Section three provides that "all cases now pending in the Appellate Court and not distributed, and all cases hereafter appealed or transferred to the Appellate Court shall be distributed in the order of their submission and placed upon the docket of the division to which they are distributed, irrespective of the district from which such appeals may have been taken."
Section four declares that "the jurisdiction of the Appellate Court in all cases in which jurisdiction is hereby conferred upon said court shall be final."
By section five all laws or parts of laws in conflict with the act are repealed, and section ten of an act approved March 12, 1901 (Acts 1901 p. 565), entitled "An act concerning appeals, increasing the number of judges of the Appellate Court, providing that the same shall sit in two divisions, defining their jurisdiction and the jurisdiction of the Supreme Court," etc., is expressly repealed.
Attorneys representing parties interested in undistributed cases pending on appeal in the Supreme Court, the jurisdiction of which, under provision of the act in question, is lodged in the Appellate Court, and which are required to be transferred to that court, have been permitted to appear in this proceeding, and by oral and written argument have raised the question of the constitutional validity of this statute. The Attorney-General, together with associate counsel, has appeared herein, and seeks to uphold the validity of the act in question. That under the petition of the clerk of this court the constitutional validity of this act may be raised and decided, is a proposition well settled. Ex parte Griffiths (1889), 118 Ind. 83, 20 N.E. 513; Ex parte Sweeney (1891), 126 Ind. 583, 27 N.E. 127; Ex parte Brown (1906), 166 Ind. 593, 78 N.E. 553, and authorities cited; Ex parte Fitzpatrick (1909), 171 Ind. 557, 86 N.E. 964.

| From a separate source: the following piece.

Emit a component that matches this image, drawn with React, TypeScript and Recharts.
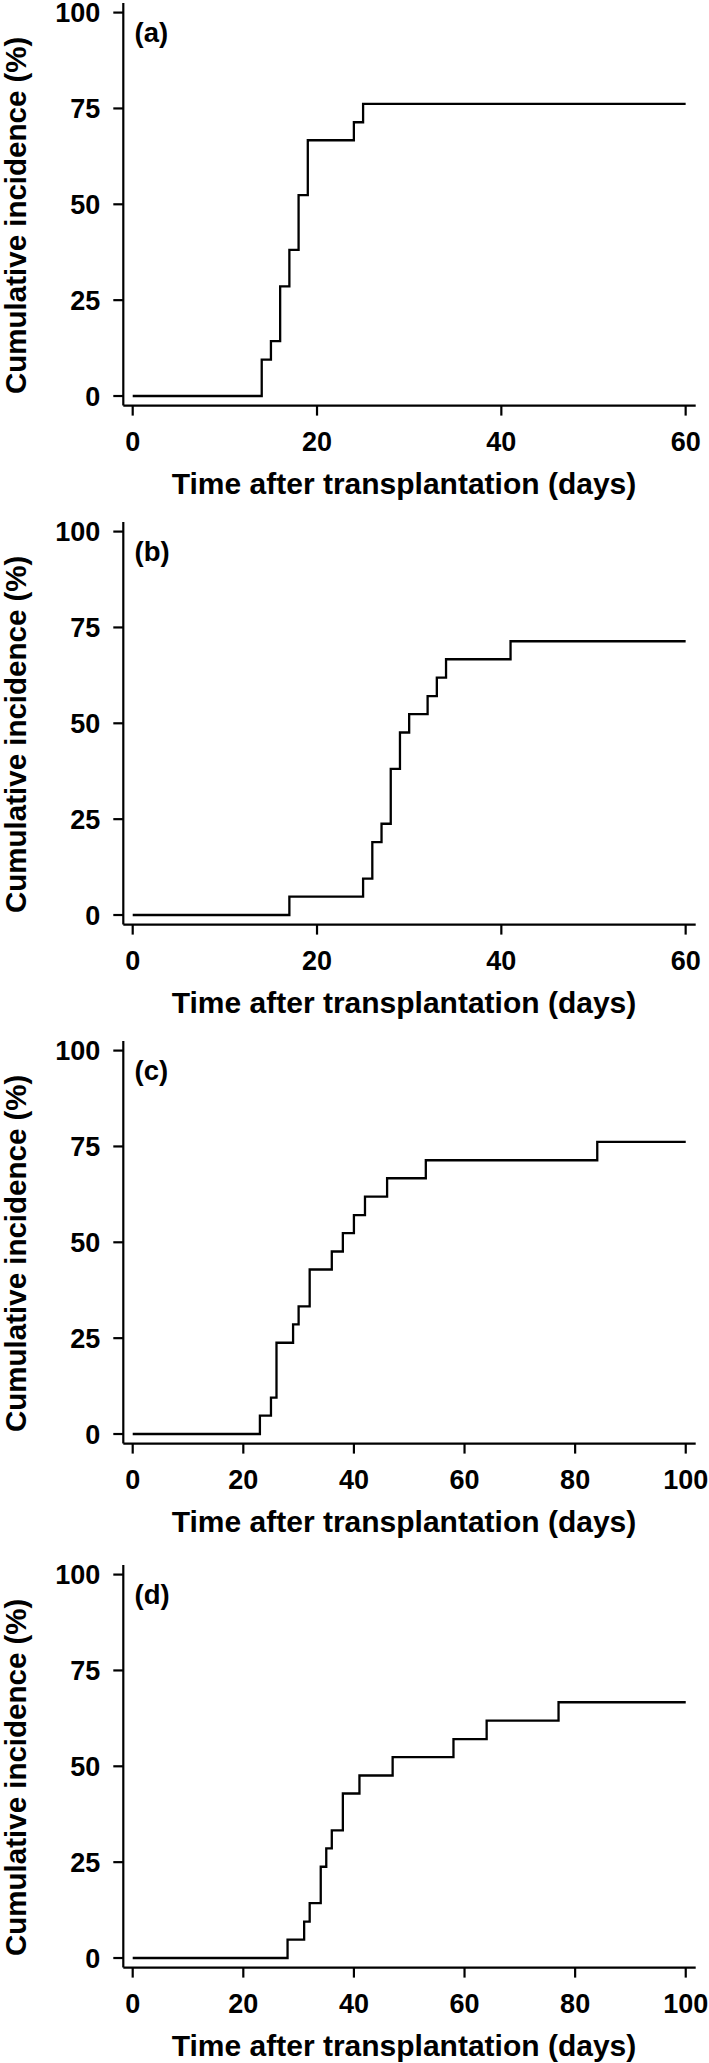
import React from 'react';
import { LineChart, Line, XAxis, YAxis, Label } from 'recharts';

// ---- data ----
const timesA = [0, 14, 15, 16, 17, 18, 19, 24, 25, 60];
const incidenceA = [0, 9.5, 14.3, 28.6, 38.1, 52.4, 66.7, 71.4, 76.2, 76.2];

const timesB = [0, 17, 25, 26, 27, 28, 29, 30, 32, 33, 34, 41, 60];
const incidenceB = [0, 4.8, 9.5, 19.0, 23.8, 38.1, 47.6, 52.4, 57.1, 61.9, 66.7, 71.4, 71.4];

const timesC = [0, 23, 25, 26, 29, 30, 32, 36, 38, 40, 42, 46, 53, 84, 100];
const incidenceC = [0, 4.8, 9.5, 23.8, 28.6, 33.3, 42.9, 47.6, 52.4, 57.1, 61.9, 66.7, 71.4, 76.2, 76.2];

const timesD = [0, 28, 31, 32, 34, 35, 36, 38, 41, 47, 58, 64, 77, 100];
const incidenceD = [0, 4.8, 9.5, 14.3, 23.8, 28.6, 33.3, 42.9, 47.6, 52.4, 57.1, 61.9, 66.7, 66.7];

const panelTags = ['(a)', '(b)', '(c)', '(d)'];
const xTicks60 = [0, 20, 40, 60];
const xTicks100 = [0, 20, 40, 60, 80, 100];
const yTicks = [0, 25, 50, 75, 100];
const xTitle = 'Time after transplantation (days)';
const yTitle = 'Cumulative incidence (%)';

const FONT = '"Liberation Sans", Arial, Helvetica, sans-serif';
const CHART_W = 709;
const CHART_H = 516;
const TOP_PAD = 13;

type PanelProps = {
  times: number[];
  values: number[];
  ticks: number[];
  domain: [number, number];
  tag: string;
  top: number;
};

function Panel({ times, values, ticks, domain, tag, top }: PanelProps) {
  const data = times.map((t, i) => ({ t, v: values[i] }));
  return (
    <div style={{ position: 'absolute', left: 0, top: top - 10, width: CHART_W, height: CHART_H }}>
      <LineChart
        width={CHART_W}
        height={CHART_H}
        data={data}
        margin={{ top: TOP_PAD, right: 13.3, bottom: 0, left: 0 }}
      >
        <XAxis
          dataKey="t"
          type="number"
          domain={domain}
          allowDataOverflow
          ticks={ticks}
          interval={0}
          height={100.4}
          tickSize={10}
          tickMargin={16}
          axisLine={{ stroke: '#000', strokeWidth: 2.2 }}
          tickLine={{ stroke: '#000', strokeWidth: 2.2 }}
          tick={{ fill: '#000', fontSize: 27, fontWeight: 700, fontFamily: FONT }}
        >
          <Label
            content={(props: any) => {
              const vb = props.viewBox || {};
              return (
                <text
                  x={vb.x + vb.width / 2 - 5.5}
                  y={vb.y + 88.7}
                  textAnchor="middle"
                  fontSize={30}
                  fontWeight={700}
                  fontFamily={FONT}
                  fill="#000"
                >
                  {xTitle}
                </text>
              );
            }}
          />
        </XAxis>
        <YAxis
          type="number"
          domain={[-2.5, 102.5]}
          allowDataOverflow
          ticks={yTicks}
          interval={0}
          width={123.3}
          tickSize={10}
          tickMargin={13}
          axisLine={{ stroke: '#000', strokeWidth: 2.2 }}
          tickLine={{ stroke: '#000', strokeWidth: 2.2 }}
          tick={{ fill: '#000', fontSize: 27, fontWeight: 700, fontFamily: FONT }}
        >
          <Label
            content={(props: any) => {
              const vb = props.viewBox || {};
              const cy = vb.y + vb.height / 2 + 11;
              return (
                <g>
                  <text
                    x={26.5}
                    y={cy}
                    transform={`rotate(-90, 26.5, ${cy})`}
                    textAnchor="middle"
                    fontSize={29.5}
                    fontWeight={700}
                    fontFamily={FONT}
                    fill="#000"
                  >
                    {yTitle}
                  </text>
                  <text
                    x={vb.x + vb.width + 11.2}
                    y={vb.y + 38.5}
                    textAnchor="start"
                    fontSize={27.5}
                    fontWeight={700}
                    fontFamily={FONT}
                    fill="#000"
                  >
                    {tag}
                  </text>
                </g>
              );
            }}
          />
        </YAxis>
        <Line
          type="stepAfter"
          dataKey="v"
          stroke="#000"
          strokeWidth={2.3}
          dot={false}
          activeDot={false}
          isAnimationActive={false}
        />
      </LineChart>
    </div>
  );
}

export default function App() {
  return (
    <div style={{ position: 'absolute', left: 0, top: 0, width: 709, height: 2063, background: '#fff', overflow: 'hidden' }}>
      <Panel times={timesA} values={incidenceA} ticks={xTicks60} domain={[-1.02, 61.09]} tag={panelTags[0]} top={0} />
      <Panel times={timesB} values={incidenceB} ticks={xTicks60} domain={[-1.02, 61.09]} tag={panelTags[1]} top={519.1} />
      <Panel times={timesC} values={incidenceC} ticks={xTicks100} domain={[-1.7, 101.8]} tag={panelTags[2]} top={1038.1} />
      <Panel times={timesD} values={incidenceD} ticks={xTicks100} domain={[-1.7, 101.8]} tag={panelTags[3]} top={1561.9} />
    </div>
  );
}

It is argued with much force by counsel opposing the validity of the act that by the provision of § 4, which declares that "the jurisdiction of the Appellate Court in all cases in which jurisdiction is hereby conferred upon said court shall be final," and by the express repeal of § 10 of the act of 1901, supra, the legislature has attempted to make the Appellate Court coordinate with the Supreme Court, and to deprive the latter court of its superior authority, vested in it by article 7, §§ 1, 4, of the Constitution of this State. In the determination of the questions herein involved, it is necessary to set out some of the provisions of the Constitution. By article 3 the powers of the state government are divided into three separate departments, namely, the legislative, the executive, including the administrative, and the judicial, and no person charged with the official duties under one of these departments shall exercise any of the functions of another except as in the Constitution expressly provided.